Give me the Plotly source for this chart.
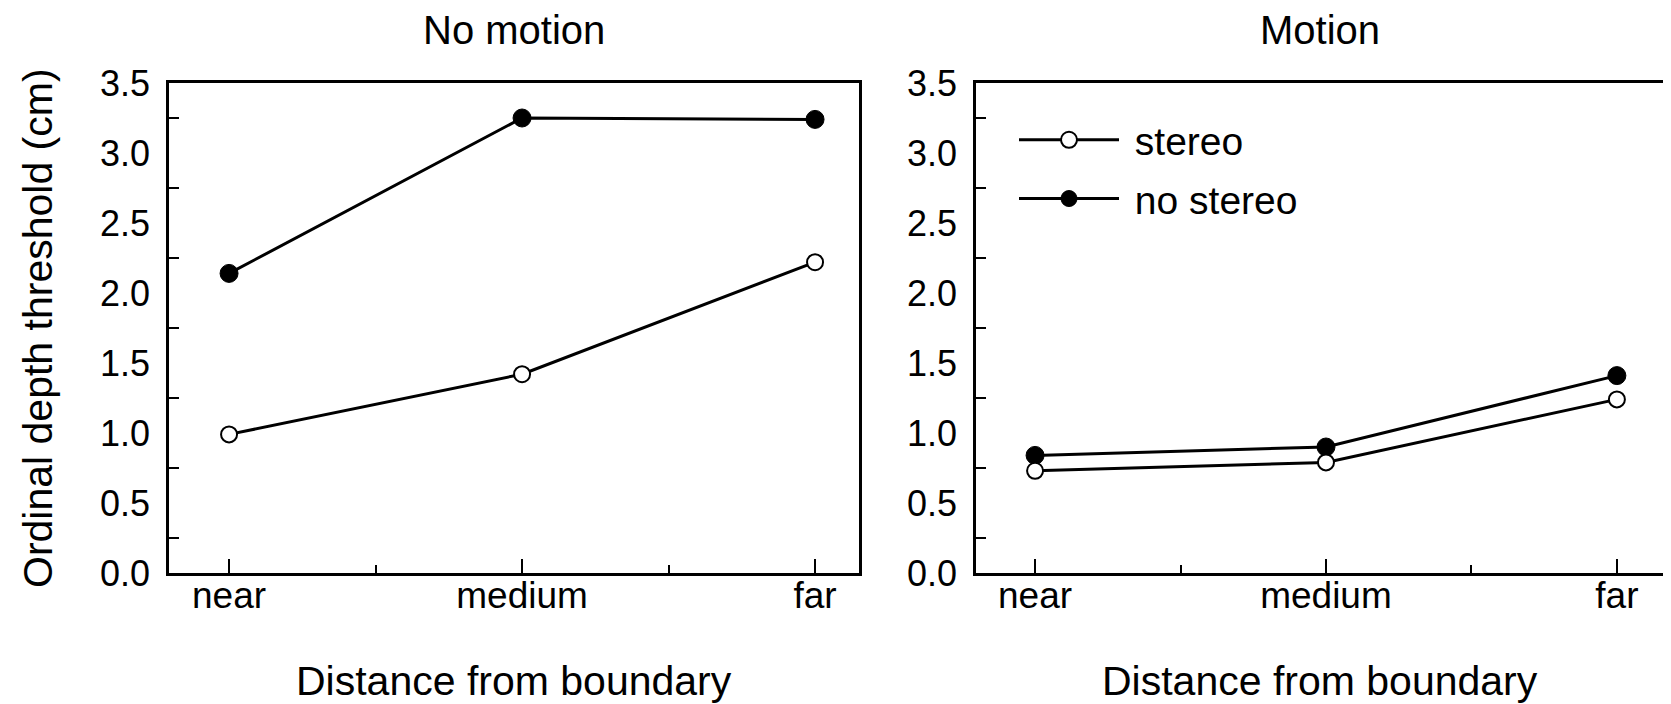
import plotly.graph_objects as go

categories = ["near", "medium", "far"]
no_motion_stereo = [0.99, 1.42, 2.22]
no_motion_no_stereo = [2.14, 3.25, 3.24]
motion_stereo = [0.73, 0.79, 1.24]
motion_no_stereo = [0.84, 0.90, 1.41]
y_ticks = [0.0, 0.5, 1.0, 1.5, 2.0, 2.5, 3.0, 3.5]
y_ticktext = ["0.0", "0.5", "1.0", "1.5", "2.0", "2.5", "3.0", "3.5"]
panel_titles = ["No motion", "Motion"]
x_title = "Distance from boundary"
y_title = "Ordinal depth threshold (cm)"

# page has 8px body margin; work in page coordinates and convert
OFF = 8
W, H = 1671 - OFF, 704 - OFF
ML = 169 - OFF
MT = 83 - OFF
MB = H - (573.5 - OFF)
MR = 0
PW = W - ML - MR
PH = H - MT - MB

FONT = "Liberation Sans, Arial, Helvetica, sans-serif"
xs = list(range(len(categories)))

open_marker = dict(symbol="circle", size=16, color="white", line=dict(color="black", width=2))
filled_marker = dict(symbol="circle", size=18, color="black", line=dict(color="black", width=1))
line_style = dict(color="black", width=3)

fig = go.Figure()
fig.add_trace(go.Scatter(x=xs, y=no_motion_no_stereo, mode="lines+markers", line=line_style,
                         marker=filled_marker, xaxis="x", yaxis="y", showlegend=False))
fig.add_trace(go.Scatter(x=xs, y=no_motion_stereo, mode="lines+markers", line=line_style,
                         marker=open_marker, xaxis="x", yaxis="y", showlegend=False))
fig.add_trace(go.Scatter(x=xs, y=motion_no_stereo, mode="lines+markers", line=line_style,
                         marker=filled_marker, xaxis="x2", yaxis="y2", name="\u00a0no stereo",
                         legendgroup="b", legendrank=2))
fig.add_trace(go.Scatter(x=xs, y=motion_stereo, mode="lines+markers", line=line_style,
                         marker=open_marker, xaxis="x2", yaxis="y2", name="\u00a0stereo",
                         legendgroup="a", legendrank=1))

def px_x(p):
    return (p - OFF - ML) / PW

def px_y(p):
    return 1 - (p - OFF - MT) / PH

d1 = [0, 690 / PW]
d2 = [px_x(976), 1.0]

def xaxis(domain, rng, anchor):
    return dict(domain=domain, range=rng, anchor=anchor,
                tickmode="array", tickvals=xs, ticktext=categories,
                ticks="inside", ticklen=14, tickwidth=2, tickcolor="black",
                minor=dict(tickmode="array", tickvals=[0.5, 1.5], ticks="inside",
                           ticklen=8, tickwidth=2, tickcolor="black"),
                showline=True, linewidth=2.5, linecolor="black", mirror=True,
                showgrid=False, zeroline=False, ticklabelstandoff=-12,
                tickfont=dict(family=FONT, size=37, color="black"))

def yaxis(anchor, mirror):
    return dict(domain=[0, 1], range=[0, 3.5], anchor=anchor,
                tickmode="array", tickvals=y_ticks, ticktext=y_ticktext,
                ticks="",
                minor=dict(tickmode="array", tickvals=[0.25, 0.75, 1.25, 1.75, 2.25, 2.75, 3.25],
                           ticks="inside", ticklen=10, tickwidth=2, tickcolor="black"),
                showline=True, linewidth=2.5, linecolor="black", mirror=mirror,
                showgrid=False, zeroline=False, ticklabelstandoff=9,
                tickfont=dict(family=FONT, size=36, color="black"))

fig.update_layout(
    width=W, height=H,
    margin=dict(l=ML, r=MR, t=MT, b=MB, autoexpand=False),
    paper_bgcolor="white", plot_bgcolor="white",
    xaxis=xaxis(d1, [-0.205, 2.15], "y"),
    yaxis=yaxis("x", True),
    xaxis2=xaxis(d2, [-0.203, 2.186], "y2"),
    yaxis2=yaxis("x2", False),
    showlegend=True,
    legend=dict(x=px_x(1014), y=px_y(108), xanchor="left", yanchor="top",
                bgcolor="rgba(0,0,0,0)", itemwidth=100, tracegroupgap=5,
                font=dict(family=FONT, size=39, color="black")),
)

ann = []
for title, cx in zip(panel_titles, [(d1[0] + d1[1]) / 2, px_x(1320)]):
    ann.append(dict(text=title, x=cx, y=px_y(30), xref="paper", yref="paper",
                    showarrow=False, xanchor="center", yanchor="middle",
                    font=dict(family=FONT, size=40, color="black")))
    ann.append(dict(text=x_title, x=cx, y=px_y(682), xref="paper", yref="paper",
                    showarrow=False, xanchor="center", yanchor="middle",
                    font=dict(family=FONT, size=41, color="black")))
ann.append(dict(text=y_title, x=px_x(38), y=0.5, xref="paper", yref="paper", textangle=-90,
                showarrow=False, xanchor="center", yanchor="middle",
                font=dict(family=FONT, size=41, color="black")))
fig.update_layout(annotations=ann)

fig.write_html("out.html")
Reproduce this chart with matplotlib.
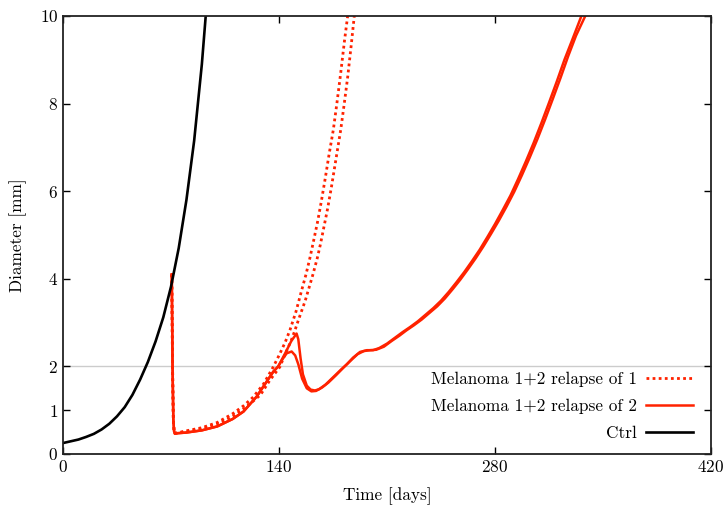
import matplotlib
matplotlib.use("Agg")
import matplotlib.pyplot as plt

# Data (time in days, diameter in mm)
ctrl_t = [0, 5, 10, 15, 20, 25, 30, 35, 40, 45, 50, 55, 60, 65, 70, 75, 80, 85, 90, 92.5]
ctrl_d = [0.25, 0.29, 0.33, 0.39, 0.46, 0.56, 0.69, 0.86, 1.07, 1.35, 1.70, 2.10, 2.57, 3.12, 3.82, 4.70, 5.80, 7.15, 8.90, 10.0]

# relapse of 1 (dotted), two runs
rel1a_t = [70.5, 71.0, 71.5, 72.0, 72.5, 80, 90, 100, 110, 117, 123.3, 130, 136.3, 140, 144, 147.1, 151, 154.7, 157.5, 160,
           162.5, 165, 167.5, 170, 172.5, 175.2, 177.5, 180, 182.5, 184.5]
rel1a_d = [4.1, 2.0, 0.8, 0.52, 0.47, 0.53, 0.60, 0.72, 0.92, 1.10, 1.30, 1.60, 1.99, 2.25, 2.55, 2.83, 3.25, 3.74, 4.10, 4.47,
           4.88, 5.30, 5.78, 6.30, 6.85, 7.40, 8.00, 8.70, 9.45, 10.0]
rel1b_t = [70.5, 71.0, 71.5, 72.0, 72.5, 80, 90, 100, 110, 117, 123, 128, 134, 140.6, 143, 145.5, 148, 150.4, 152.5, 155, 157,
           159, 162, 164.8, 166.8, 168.7, 171.5, 174, 177, 180, 182.3, 184.5, 186.7, 188.8]
rel1b_d = [4.1, 2.0, 0.8, 0.52, 0.47, 0.51, 0.57, 0.68, 0.86, 1.03, 1.20, 1.35, 1.68, 1.99, 2.20, 2.40, 2.60, 2.83, 3.05, 3.30, 3.50,
           3.74, 4.10, 4.47, 4.78, 5.11, 5.60, 6.10, 6.75, 7.40, 8.00, 8.60, 9.30, 10.0]

# relapse of 2 (solid), two runs
rel2a_t = [70.5, 71.0, 71.5, 72.0, 72.5, 80, 90, 100, 110, 117, 125.5, 131, 136.3, 139.5, 144, 148, 151.4, 152.5, 154, 155.5, 158, 160.5,
           163.3, 166, 170, 175, 180, 184, 188, 192.5, 197, 201, 205, 210, 215, 220, 225, 230, 235, 240, 245, 250, 255, 260, 265, 270,
           275, 280, 285, 290, 295, 300, 305, 310, 315, 320, 325, 330, 336]
rel2a_d = [4.1, 2.0, 0.8, 0.52, 0.47, 0.49, 0.54, 0.63, 0.80, 0.97, 1.31, 1.60, 1.88, 2.0, 2.30, 2.58, 2.75, 2.62, 2.18, 1.82, 1.56, 1.47,
           1.45, 1.48, 1.58, 1.75, 1.92, 2.05, 2.20, 2.33, 2.37, 2.37, 2.42, 2.52, 2.65, 2.78, 2.90, 3.03, 3.18, 3.33, 3.50, 3.70, 3.92, 4.15, 4.40, 4.66,
           4.95, 5.25, 5.57, 5.90, 6.28, 6.68, 7.10, 7.55, 8.02, 8.50, 9.00, 9.45, 10.0]
rel2b_t = [70.5, 71.0, 71.5, 72.0, 72.5, 80, 90, 100, 110, 117, 125.5, 131, 136.3, 139.5, 142, 145, 148.2, 150.5, 152.5, 155, 158, 161,
           164, 168, 172, 177, 182, 187, 191, 195, 199, 203, 208, 213, 218, 222.5, 227.5, 232.5, 237.5, 242.5, 247.5, 252.5, 257.5, 262.5,
           267.5, 272.5, 277.5, 282.5, 287.5, 292.5, 297.5, 302.5, 307.5, 312.5, 317.5, 322.5, 327.5, 332.5, 338.5]
rel2b_d = [4.1, 2.0, 0.8, 0.52, 0.47, 0.49, 0.54, 0.63, 0.80, 0.97, 1.31, 1.60, 1.88, 2.0, 2.15, 2.30, 2.34, 2.25, 2.05, 1.72, 1.50, 1.43,
           1.44, 1.52, 1.63, 1.80, 1.98, 2.15, 2.28, 2.35, 2.37, 2.38, 2.45, 2.58, 2.70, 2.82, 2.94, 3.07, 3.22, 3.37, 3.55, 3.76, 3.98, 4.22,
           4.47, 4.74, 5.03, 5.33, 5.65, 5.99, 6.37, 6.77, 7.19, 7.64, 8.11, 8.59, 9.09, 9.55, 10.0]

x_ticks = [0, 140, 280, 420]
y_ticks = [0, 1, 2, 4, 6, 8, 10]

red = "#ff2200"

plt.rcParams["font.family"] = "cmr10"
plt.rcParams["mathtext.fontset"] = "cm"
plt.rcParams["axes.formatter.use_mathtext"] = True
plt.rcParams["font.size"] = 12.4

fig = plt.figure(figsize=(7.27, 5.07), dpi=100)
ax = fig.add_axes([63 / 727, 53 / 507, 648 / 727, 438 / 507])

# reference line at 2 mm
ax.axhline(2, color="#cccccc", lw=1, zorder=0)

dots = (0, (1.0, 1.2))
ax.plot(rel1a_t, rel1a_d, color=red, lw=2, ls=dots, label="Melanoma 1+2 relapse of 1")
ax.plot(rel1b_t, rel1b_d, color=red, lw=2, ls=dots)
ax.plot(rel2a_t, rel2a_d, color=red, lw=1.8, label="Melanoma 1+2 relapse of 2")
ax.plot(rel2b_t, rel2b_d, color=red, lw=1.8)
ax.plot(ctrl_t, ctrl_d, color="black", lw=1.9, label="Ctrl")

ax.set_xlim(0, 420)
ax.set_ylim(0, 10)
ax.set_xticks(x_ticks)
ax.set_yticks(y_ticks)
ax.tick_params(direction="in", top=True, right=True, length=5, width=1)
for s in ax.spines.values():
    s.set_linewidth(1.3)
    s.set_color("#222222")

ax.set_xlabel("Time [days]", labelpad=9)
ax.set_ylabel("Diameter [mm]", labelpad=9)

ax.legend(loc="lower right", bbox_to_anchor=(1 - 5 / 648, 0), frameon=False,
          markerfirst=False, handlelength=2.75, handletextpad=0.5,
          borderaxespad=0.35, labelspacing=0.68)

fig.savefig("out.png", dpi=100)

------------------------------------------------

• **WHAT THIS TASK INVOLVES**:
Exactly and only the lines from the line with "Reproduce this chart with matplotlib." to the line with "7.15, 8.90, 10.0]", both ends included, should be echoed. Do not carry over the pictures.

• **RESULT OF THE TASK**:
Reproduce this chart with matplotlib.
import matplotlib
matplotlib.use("Agg")
import matplotlib.pyplot as plt

# Data (time in days, diameter in mm)
ctrl_t = [0, 5, 10, 15, 20, 25, 30, 35, 40, 45, 50, 55, 60, 65, 70, 75, 80, 85, 90, 92.5]
ctrl_d = [0.25, 0.29, 0.33, 0.39, 0.46, 0.56, 0.69, 0.86, 1.07, 1.35, 1.70, 2.10, 2.57, 3.12, 3.82, 4.70, 5.80, 7.15, 8.90, 10.0]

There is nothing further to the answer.